Il Jobs act non prevede più il reintegro ma, con il contratto a tutele crescenti, vuole proprio evitare che per il licenziamenti economici si ricorra al giudice e quindi stabilirà nei decreti un’indennità prestabilita a cui il lavoratore avrà diritto in caso di licenziamento: crescerà al crescere dell’anzianità di servizio. Quindi con il contratto a tutele crescenti, le nuove regole escludono per i licenziamenti economici la possibilità della reintegra del lavoratore nel posto di lavoro, prevedendo un indennizzo economico certo e crescente con l'anzianità di servizio e limitando il diritto alla reintegra ai licenziamenti nulli e discriminatori e a specifiche fattispecie di licenziamento disciplinare ingiustificato (prevedendo termini certi per l'impugnazione del licenziamento). Saranno i decreti delegati a dover recepire questi principi. Con i decreti delegati dovrebbe arrivare, in sostanza, una tipizzazione delle fattispecie per arginare la discrezionalità dei giudici.

Obiettivo della delega è il riordino delle tipologie contrattuali esistenti. Per le nuove assunzioni ci sarà un contratto unico a tempo indeterminato a tutele crescenti in base all'anzianità di servizio. Mentre si punta a una riduzione delle altre forme contrattuali, a partire dai cocopro.

Il ddl delega parla di «universalizzazione» il sussidio di disoccupazione dell'Aspi (Assicurazione sociale per l'impiego), con estensione ai lavoratori con contratto di collaborazione coordinata e continuativa (fino al superamento di questa forma contrattuale). L'obiettivo è di estendere questa tutela a una platea di almeno 300mila collaboratori, compresi quelli con carriere molto discontinue (3-4 mesi di contratti in due anni). Verranno unificate Aspi e mini-Aspi, rapportando la durata del trattamento «alla pregressa storia contributiva del lavoratore». Ci sarà anche un incremento della durata massima del sussidio per i lavoratori con carriere contributive più rilevanti.

Le nuove regole previste dalla delega per la «disciplina dei controlli a distanza» delle attività produttive sono soft. Il governo potrà aprire all'uso delle telecamere o altre strumentazioni tecnologiche sui luoghi di lavoro che oggi sono espressamente vietate dallo Statuto dei lavoratori. Ma i controlli dovranno essere sui macchinari. Previsto un ruolo speciale delle commissioni parlamentare sulla verifica dei testi dei decreti delegati.

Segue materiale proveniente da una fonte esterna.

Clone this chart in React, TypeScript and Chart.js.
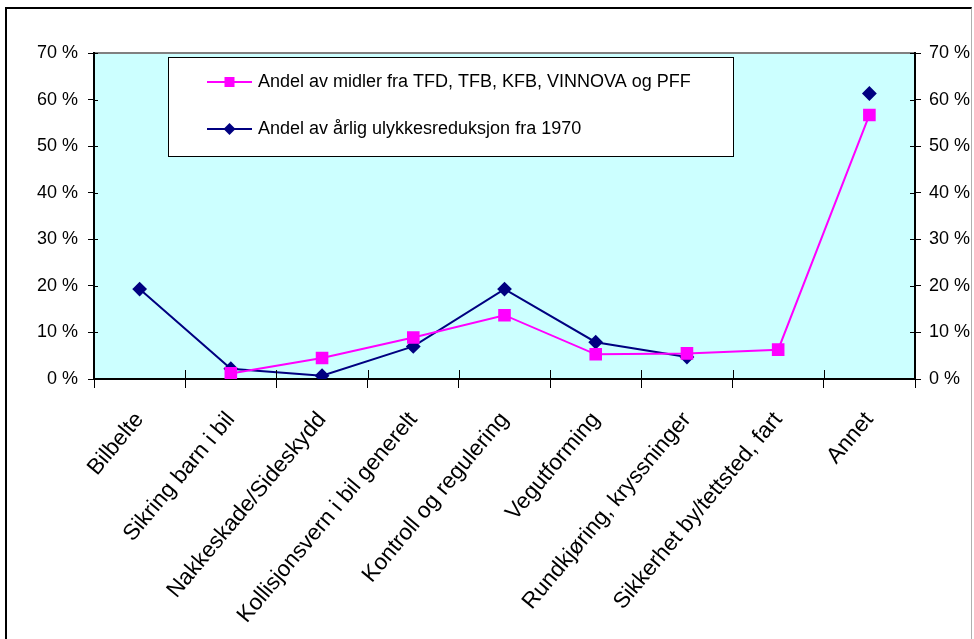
import React, { useEffect, useRef } from "react";
import { Chart, registerables } from "chart.js";

Chart.register(...registerables);

const categories = [
  "Bilbelte",
  "Sikring barn i bil",
  "Nakkeskade/Sideskydd",
  "Kollisjonsvern i bil generelt",
  "Kontroll og regulering",
  "Vegutforming",
  "Rundkjøring, kryssninger",
  "Sikkerhet by/tettsted, fart",
  "Annet",
];

// Share of funding (%)
const fundingShare = [null, 1.2, 4.5, 8.9, 13.7, 5.3, 5.5, 6.3, 56.7];
// Share of annual accident reduction since 1970 (%)
const reductionShare = [19.3, 2.2, 0.7, 7.0, 19.3, 7.9, 4.7, null, 61.3];

const yTicks = [0, 10, 20, 30, 40, 50, 60, 70];

const fundingLabel = "Andel av midler fra TFD, TFB, KFB, VINNOVA og PFF";
const reductionLabel = "Andel av årlig ulykkesreduksjon fra 1970";

const FONT = "'Liberation Sans', Arial, sans-serif";
const PINK = "#FF00FF";
const NAVY = "#000080";

const plotBackground = {
  id: "plotBackground",
  beforeDraw(chart: any) {
    const { ctx, chartArea } = chart;
    ctx.save();
    ctx.fillStyle = "#CCFFFF";
    ctx.fillRect(chartArea.left, chartArea.top, chartArea.right - chartArea.left, chartArea.bottom - chartArea.top);
    ctx.strokeStyle = "#808080";
    ctx.lineWidth = 2;
    ctx.beginPath();
    ctx.moveTo(chartArea.left, chartArea.top);
    ctx.lineTo(chartArea.right, chartArea.top);
    ctx.stroke();
    ctx.restore();
  },
};

// Tick marks that cross the axis lines, drawn on the inner side of each axis
const innerTicks = {
  id: "innerTicks",
  afterDatasetsDraw(chart: any) {
    const { ctx, chartArea, scales } = chart;
    ctx.save();
    ctx.strokeStyle = "#000000";
    ctx.lineWidth = 1;
    ctx.beginPath();
    scales.y.ticks.forEach((t: any) => {
      const y = Math.round(scales.y.getPixelForValue(t.value)) + 0.5;
      ctx.moveTo(chartArea.left, y);
      ctx.lineTo(chartArea.left + 4, y);
      ctx.moveTo(chartArea.right - 5, y);
      ctx.lineTo(chartArea.right, y);
    });
    const n = scales.x.ticks.length;
    const step = scales.x.getPixelForTick(1) - scales.x.getPixelForTick(0);
    for (let i = 0; i <= n; i++) {
      const x = Math.round(scales.x.getPixelForTick(0) + (i - 0.5) * step) + 0.5;
      ctx.moveTo(x, chartArea.bottom);
      ctx.lineTo(x, chartArea.bottom - 9);
    }
    ctx.stroke();
    ctx.restore();
  },
};

const boxedLegend = {
  id: "boxedLegend",
  afterDraw(chart: any) {
    const { ctx } = chart;
    const x0 = 168, y0 = 57, x1 = 733, y1 = 156;
    ctx.save();
    ctx.fillStyle = "#FFFFFF";
    ctx.fillRect(x0, y0, x1 - x0, y1 - y0);
    ctx.strokeStyle = "#000000";
    ctx.lineWidth = 1;
    ctx.strokeRect(x0 + 0.5, y0 + 0.5, x1 - x0, y1 - y0);
    const rows = [
      { ds: chart.data.datasets[0], y: 82 },
      { ds: chart.data.datasets[1], y: 129 },
    ];
    rows.forEach(({ ds, y }) => {
      ctx.strokeStyle = ds.borderColor;
      ctx.lineWidth = 2;
      ctx.beginPath();
      ctx.moveTo(207, y);
      ctx.lineTo(252, y);
      ctx.stroke();
      ctx.fillStyle = ds.pointBackgroundColor;
      const cx = 229.5;
      if (ds.pointStyle === "rect") {
        ctx.fillRect(cx - 5, y - 5, 10, 10);
      } else {
        ctx.beginPath();
        ctx.moveTo(cx, y - 6);
        ctx.lineTo(cx + 6, y);
        ctx.lineTo(cx, y + 6);
        ctx.lineTo(cx - 6, y);
        ctx.closePath();
        ctx.fill();
      }
      ctx.fillStyle = "#000000";
      ctx.font = `18px ${FONT}`;
      ctx.textBaseline = "middle";
      ctx.textAlign = "left";
      ctx.fillText(ds.label, 258, y);
    });
    ctx.restore();
  },
};

export default function App() {
  const canvasRef = useRef<HTMLCanvasElement | null>(null);

  useEffect(() => {
    if (!canvasRef.current) return;
    const chart = new Chart(canvasRef.current, {
      type: "line",
      data: {
        labels: categories,
        datasets: [
          {
            label: fundingLabel,
            data: fundingShare,
            borderColor: PINK,
            backgroundColor: PINK,
            pointBackgroundColor: PINK,
            pointBorderColor: PINK,
            pointStyle: "rect",
            pointRadius: 7.5,
            borderWidth: 2,
            spanGaps: false,
            yAxisID: "y",
          },
          {
            label: reductionLabel,
            data: reductionShare,
            borderColor: NAVY,
            backgroundColor: NAVY,
            pointBackgroundColor: NAVY,
            pointBorderColor: NAVY,
            pointStyle: "rectRot",
            pointRadius: 6,
            borderWidth: 2,
            spanGaps: false,
            yAxisID: "y",
          },
        ],
      },
      options: {
        responsive: false,
        animation: false,
        layout: { padding: { top: 53, left: 0, right: 0, bottom: 0 } },
        plugins: {
          legend: { display: false },
          tooltip: { enabled: false },
        },
        scales: {
          x: {
            type: "category",
            offset: true,
            grid: {
              offset: true,
              drawOnChartArea: false,
              drawTicks: true,
              tickLength: 9,
              color: "#000000",
            },
            border: { display: true, color: "#000000", width: 2 },
            ticks: {
              autoSkip: false,
              maxRotation: 50,
              minRotation: 50,
              padding: 19,
              color: "#000000",
              font: { family: FONT, size: 22.5 },
            },
            afterFit(scale: any) {
              scale.height = 260;
            },
          },
          y: {
            position: "left",
            min: 0,
            max: 70,
            afterBuildTicks(scale: any) {
              scale.ticks = yTicks.map((v) => ({ value: v }));
            },
            grid: {
              drawOnChartArea: false,
              drawTicks: true,
              tickLength: 6,
              color: "#000000",
            },
            border: { display: true, color: "#000000", width: 2 },
            ticks: {
              padding: 10,
              color: "#000000",
              font: { family: FONT, size: 18 },
              callback: (v: any) => `${v} %`,
            },
            afterFit(scale: any) {
              scale.width = 94;
            },
          },
          y2: {
            position: "right",
            min: 0,
            max: 70,
            afterBuildTicks(scale: any) {
              scale.ticks = yTicks.map((v) => ({ value: v }));
            },
            grid: {
              drawOnChartArea: false,
              drawTicks: true,
              tickLength: 6,
              color: "#000000",
            },
            border: { display: true, color: "#000000", width: 2 },
            ticks: {
              padding: 8,
              color: "#000000",
              font: { family: FONT, size: 18 },
              callback: (v: any) => `${v} %`,
            },
            afterFit(scale: any) {
              scale.width = 59;
            },
          },
        },
      },
      plugins: [plotBackground, innerTicks, boxedLegend],
    });
    return () => chart.destroy();
  }, []);

  return (
    <div style={{ position: "absolute", left: 0, top: 0, width: 974, height: 639, overflow: "hidden", background: "#FFFFFF" }}>
      <div
        style={{
          position: "absolute",
          left: 5,
          top: 7,
          width: 967,
          height: 660,
          borderLeft: "2px solid #000000",
          borderTop: "2px solid #000000",
          borderRight: "1px solid #B0B0B0",
          boxSizing: "border-box",
        }}
      />
      <canvas ref={canvasRef} width={974} height={639} style={{ position: "absolute", left: 0, top: 0 }} />
    </div>
  );
}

Si punta ad eliminare la cassa integrazione in caso di «cessazione di attività aziendale o di un ramo» della stessa. Ma le cessazioni dovranno essere «definitive». Quindi se sussistono concrete prospettive di proseguimento o di ripresa dell'attività l'erogazione della cassa integrazione potrà proseguire.

L'articolo 13 dello Statuto dei lavoratori prevede oggi che «il prestatore di lavoro deve essere adibito alle mansioni per le quali è stato assunto o a quelle corrispondenti alla categoria superiore che abbia successivamente acquisito». La delega prevede, invece, la possibilità di una nuova disciplina delle mansioni, contemperando l'interesse dell'impresa all'utile impiego del personale in caso di processi di riorganizzazione, ristrutturazione con l'interesse del lavoratore alla tutela del posto e della professionalità.